Return precisely the span of lines from the top of the material below to the line containing "BAR_HOURS = 23 / 40", both included. Pictures are excluded.
— START Dataset content —
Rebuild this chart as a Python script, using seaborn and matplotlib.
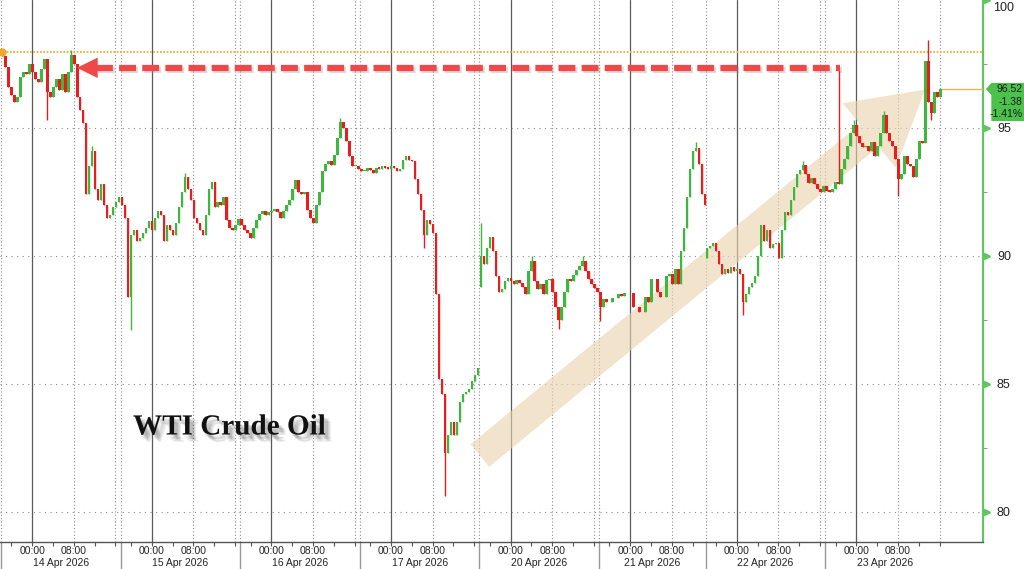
import numpy as np
import pandas as pd
import matplotlib
matplotlib.use("Agg")
import matplotlib.pyplot as plt
import matplotlib.transforms as mtransforms
import matplotlib.patheffects as pe
from matplotlib.patches import Polygon, FancyArrowPatch
import seaborn as sns

# trading sessions (Globex day: 18:00 previous evening -> 17:00)
SESSIONS = ["14 Apr 2026", "15 Apr 2026", "16 Apr 2026", "17 Apr 2026",
            "20 Apr 2026", "21 Apr 2026", "22 Apr 2026", "23 Apr 2026"]
SESSION_HOURS = [23, 23, 23, 23, 23, 20.5, 23, 23]
SESSION_OPEN = [98.1, None, None, None, 88.8, None, 89.9, None]
BAR_HOURS = 23 / 40

# bar closes per session (None = no trade in that bar)
close_14apr = [97.8, 97.4, 96.6, 96.3, 96.0, 96.2, 97.0, 97.2, 97.1, 97.5,
               97.2, 96.9, 96.8, 97.3, 97.7, 96.4, 96.2, 96.6, 96.9, 96.5,
               97.1, 96.4, 97.2, 97.85, 97.5, 96.2, 95.7, 95.2, 92.4, 93.5,
               94.1, 92.6, 92.2, 92.8, 92.0, 91.5, 91.6, 91.9, 92.1, 92.3]
close_15apr = [92.0, 91.5, 88.4, 90.8, 91.0, 90.6, 90.7, 90.9, 91.1, 91.35,
               91.0, 91.5, 91.75, 91.6, 90.6, 91.2, 91.0, 90.8, 91.3, 91.9,
               92.5, 93.1, 92.6, 92.2, 91.5, 91.3, 91.0, 90.8, 91.6, 92.6,
               92.9, 91.9, 92.1, 92.0, 92.3, 91.4, 91.1, 91.0, 91.2, 91.45]
close_16apr = [91.2, 91.0, 90.9, 90.7, 91.1, 91.4, 91.65, 91.75, 91.6, 91.7,
               91.75, 91.85, 91.7, 91.5, 91.75, 92.0, 92.2, 92.6, 92.95, 92.5,
               92.4, 92.5, 91.8, 91.5, 91.3, 92.0, 92.5, 93.3, 93.6, 93.7,
               93.55, 93.95, 94.6, 95.25, 95.0, 94.5, 93.9, 93.5, 93.5, 93.4]
close_17apr = [93.3, 93.3, 93.45, 93.35, 93.25, 93.45, 93.4, 93.5, 93.45, 93.4,
               93.5, 93.45, 93.3, 93.4, 93.75, 93.9, 93.75, 93.7, 93.0, 92.4,
               91.8, 90.8, 91.4, 91.25, 90.9, 88.5, 85.2, 84.6, 82.3, 83.0,
               83.5, 83.0, 83.5, 84.3, 84.6, 84.7, 84.8, 85.1, 85.35, 85.6]
close_20apr = [90.0, 89.7, 90.3, 90.75, 90.2, 89.2, 88.6, 88.7, 89.0, 89.15,
               89.0, 88.9, 89.05, 88.95, 88.8, 88.5, 89.4, 89.8, 89.0, 88.7,
               88.9, 88.5, 89.05, 89.1, 88.6, 88.0, 87.5, 88.0, 88.6, 89.1,
               89.0, 89.25, 89.45, 89.6, 89.8, 89.4, 89.1, 88.9, 88.75, 88.6]
close_21apr = [88.0, 88.3, 88.2, None, 88.35, None, 88.5, 88.45, 88.55, None,
               None, 88.0, None, 87.8, None, 88.4, 88.2, 89.1, None, 88.6,
               88.4, None, 89.2, 89.3, 88.9, 89.5, 88.9, 90.2, 91.1, 92.3,
               93.4, 94.1, 94.2, 93.6, 92.4, 92.0]
close_22apr = [90.3, 90.4, 90.5, 90.2, 89.7, 89.3, 89.5, 89.35, 89.55, 89.4,
               89.5, 89.3, 88.2, 88.5, 88.8, 88.95, 89.2, 90.0, 91.2, 90.6,
               91.0, 90.3, 90.45, 90.5, 89.9, 91.0, 91.7, 91.6, 92.2, 92.7,
               93.2, 93.35, 93.55, 93.2, 92.85, 93.05, 92.8, 92.6, 92.5, 92.75]
close_23apr = [92.55, 92.5, 92.6, 92.9, 92.8, 93.4, 93.8, 94.3, 94.8, 95.1,
               94.7, 94.4, 94.25, 94.3, 94.1, 94.45, 93.9, 94.3, 94.8, 95.5,
               94.8, 94.5, 94.3, 93.8, 93.0, 93.2, 93.9, 93.6, 93.5, 93.1,
               93.8, 94.5, 94.4, 97.6, 96.0, 95.6, 96.4, 96.2, 96.52]
CLOSES = [close_14apr, close_15apr, close_16apr, close_17apr,
          close_20apr, close_21apr, close_22apr, close_23apr]

# notable wicks (session index, bar index, extreme price)
WICK_SESSION = [0, 0, 0, 1, 1, 2, 3, 3, 4, 4, 4, 4, 5, 5, 6, 6, 7, 7, 7, 7, 7, 7]
WICK_BAR = [15, 23, 30, 3, 21, 33, 21, 28, 0, 17, 26, 34, 0, 32, 12, 32, 4, 9, 19, 24, 34, 35]
WICK_PRICE = [95.3, 98.05, 94.3, 87.1, 93.25, 95.4, 90.3, 80.6, 91.3, 90.0, 87.15, 90.0,
              87.45, 94.45, 87.7, 93.7, 97.25, 95.3, 95.65, 92.35, 98.45, 95.3]

PRIOR_HIGH = 97.95
LAST_PRICE = 96.52
LAST_CHANGE = "-1.38"
LAST_PCT = "-1.41%"
Y_TICKS = [80, 85, 90, 95]
Y_TOP = 100
Y_MINOR = [82.5, 87.5, 92.5, 97.5]
TIME_LABELS = ["00:00", "08:00"]
TIME_OFFSETS = [6, 14]

GREEN = "#3cb83c"
RED = "#ec1c1c"
AXIS_GREEN = "#5cc85c"

starts = np.concatenate([[0], np.cumsum(SESSION_HOURS)[:-1]])

rows = []
prev = None
for s, closes in enumerate(CLOSES):
    if SESSION_OPEN[s] is not None:
        prev = SESSION_OPEN[s]
    for i, c in enumerate(closes):
        if c is None:
            continue
        rows.append({"session": s, "bar": i,
                     "t": starts[s] + (i + 0.5) * BAR_HOURS,
                     "open": prev, "close": c})
        prev = c
df = pd.DataFrame(rows)
df["high"] = df[["open", "close"]].max(axis=1)
df["low"] = df[["open", "close"]].min(axis=1)
for s, b, p in zip(WICK_SESSION, WICK_BAR, WICK_PRICE):
    m = (df.session == s) & (df.bar == b)
    if p > df.loc[m, "high"].iloc[0]:
        df.loc[m, "high"] = p
    else:
        df.loc[m, "low"] = p

sns.set_theme(style="white")
plt.rcParams["font.family"] = ["Liberation Sans", "DejaVu Sans"]

fig = plt.figure(figsize=(10.24, 5.69), dpi=100)
ax = fig.add_axes([0, 1 - 542 / 569, 983 / 1024, 542 / 569])
xmax = 982 / 5.2
ax.set_xlim(-0.19, xmax)
ax.set_ylim(78.82, 100.0)

# grid
for y in Y_TICKS:
    ax.axhline(y, color="#8c8c8c", lw=0.8, ls=(0, (1, 4)), zorder=1)
for s, st in enumerate(starts):
    ax.axvline(st, color="#8c8c8c", lw=0.8, ls=(0, (1, 2)), zorder=1)
    ax.axvline(st + 6, color="#5a5a5a", lw=0.9, zorder=1)
    ax.axvline(st + 14, color="#8c8c8c", lw=0.8, ls=(0, (1, 2)), zorder=1)
    if 22 < SESSION_HOURS[s]:
        ax.axvline(st + 22, color="#8c8c8c", lw=0.8, ls=(0, (1, 2)), zorder=1)

# beige trend arrow
trend = FancyArrowPatch((92.1, 82.2), (177.7, 96.5),
                        arrowstyle="simple,head_length=2.6,head_width=3.0,tail_width=1.05",
                        mutation_scale=20, fc="#e9d3ad", ec="none", alpha=0.62,
                        shrinkA=0, shrinkB=0, zorder=2)
ax.add_patch(trend)

# prior high line
ax.axhline(PRIOR_HIGH, color="#e6b53d", lw=1.5, ls=(0, (0.8, 0.8)), zorder=2)
ax.plot(starts[0] + 0.15, PRIOR_HIGH, "o", ms=5, color="#f0a830", zorder=5, clip_on=False)

# candles
up = df.close >= df.open
colors = np.where(up, GREEN, RED)
body = (df.close - df.open).abs().clip(lower=0.06)
bottom = df[["open", "close"]].min(axis=1)
ax.vlines(df.t, df.low, df.high, colors=colors, lw=1.0, zorder=3)
ax.bar(df.t, body, bottom=bottom, width=BAR_HOURS * 0.85, color=colors, lw=0, zorder=4)

# last price line
ax.hlines(LAST_PRICE, df.t.iloc[-1], xmax, color="#e3b94f", lw=1, zorder=3)

# red dashed arrow back to the prior high
arrow_y = 97.35
ax.plot([18.3, 161.3], [arrow_y, arrow_y], color="#f04848", lw=4.5,
        ls=(0, (2.7, 1.0)), solid_capstyle="butt", zorder=6,
        path_effects=[pe.SimpleLineShadow(offset=(1.5, -1.5), shadow_color="#888", alpha=0.3),
                      pe.Normal()])
head = Polygon([(14.6, arrow_y), (18.6, arrow_y + 0.4), (18.6, arrow_y - 0.4)],
               closed=True, fc="#f04848", ec="none", zorder=6)
ax.add_patch(head)

# title with soft shadow
shadow = [pe.SimplePatchShadow(offset=(dx, -dy), shadow_rgbFace="#555555", alpha=0.09)
          for dx, dy in [(1, 2), (2, 3), (3, 4), (4, 5), (3, 3), (4, 3), (5, 5)]]
ax.text(133 / 983, 1 - 427 / 542, "WTI Crude Oil", transform=ax.transAxes,
        family="Liberation Serif", weight="bold", fontsize=21, color="#111111",
        va="center", ha="left", zorder=7, path_effects=shadow + [pe.Normal()])

# spines
for side in ["top", "left"]:
    ax.spines[side].set_visible(False)
ax.spines["right"].set_color(AXIS_GREEN)
ax.spines["right"].set_linewidth(1.5)
ax.spines["bottom"].set_color("#555555")
ax.spines["bottom"].set_linewidth(1)

# y axis on the right
ax.yaxis.tick_right()
ax.set_yticks(Y_TICKS)
ax.set_yticks(Y_MINOR, minor=True)
ax.tick_params(axis="y", which="major", length=0, pad=10, labelsize=9, labelcolor="#222222")
ax.tick_params(axis="y", which="minor", length=3, width=0.8, color="#999999",
               right=True, left=False, direction="out")
ty = mtransforms.blended_transform_factory(ax.transAxes, ax.transData)
ax.plot(np.full(len(Y_TICKS) + 1, 1.004), Y_TICKS + [Y_TOP], ">", ms=4.5, color=AXIS_GREEN,
        transform=ty, clip_on=False, zorder=8)
ax.text(1.0106, Y_TOP - 0.06, str(Y_TOP), transform=ty, ha="left", va="top",
        fontsize=9, color="#222222", clip_on=False)

# x axis
minor_x = [st + h for s, st in enumerate(starts) for h in [2, 6, 10, 14, 18, 22]
           if h < SESSION_HOURS[s]]
ax.set_xticks(minor_x)
ax.tick_params(axis="x", length=3, width=0.8, color="#555555", bottom=True,
               direction="out", labelbottom=False)
tx = mtransforms.blended_transform_factory(ax.transData, ax.transAxes)
for s, st in enumerate(starts):
    ax.plot([st, st], [0, -0.06], color="#9a9a9a", lw=1, transform=tx, clip_on=False)
    for lab, off in zip(TIME_LABELS, TIME_OFFSETS):
        ax.text(st + off, -9 / 542, lab, transform=tx, ha="center", va="center",
                fontsize=7.5, color="#222222")
    ax.text(st + SESSION_HOURS[s] / 2, -21 / 542, SESSIONS[s], transform=tx,
            ha="center", va="center", fontsize=7.5, color="#222222")

# last price tag
tag = Polygon([(1.003, LAST_PRICE), (1.0085, LAST_PRICE + 0.24), (1.06, LAST_PRICE + 0.24),
               (1.06, LAST_PRICE - 1.25), (1.0085, LAST_PRICE - 1.25), (1.0085, LAST_PRICE - 0.24)],
              closed=True, fc="#4cc24c", ec="none", transform=ty, clip_on=False, zorder=9)
ax.add_patch(tag)
for lab, dy in zip([f"{LAST_PRICE:.2f}", LAST_CHANGE, LAST_PCT], [0, -0.5, -0.97]):
    ax.text(1.0405, LAST_PRICE + dy, lab, transform=ty, ha="right", va="center",
            fontsize=7.5, color="#1a1a1a", zorder=10, clip_on=False)

fig.savefig("out.png", dpi=100)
— END Dataset content —
## Written answer
Rebuild this chart as a Python script, using seaborn and matplotlib.
import numpy as np
import pandas as pd
import matplotlib
matplotlib.use("Agg")
import matplotlib.pyplot as plt
import matplotlib.transforms as mtransforms
import matplotlib.patheffects as pe
from matplotlib.patches import Polygon, FancyArrowPatch
import seaborn as sns

# trading sessions (Globex day: 18:00 previous evening -> 17:00)
SESSIONS = ["14 Apr 2026", "15 Apr 2026", "16 Apr 2026", "17 Apr 2026",
            "20 Apr 2026", "21 Apr 2026", "22 Apr 2026", "23 Apr 2026"]
SESSION_HOURS = [23, 23, 23, 23, 23, 20.5, 23, 23]
SESSION_OPEN = [98.1, None, None, None, 88.8, None, 89.9, None]
BAR_HOURS = 23 / 40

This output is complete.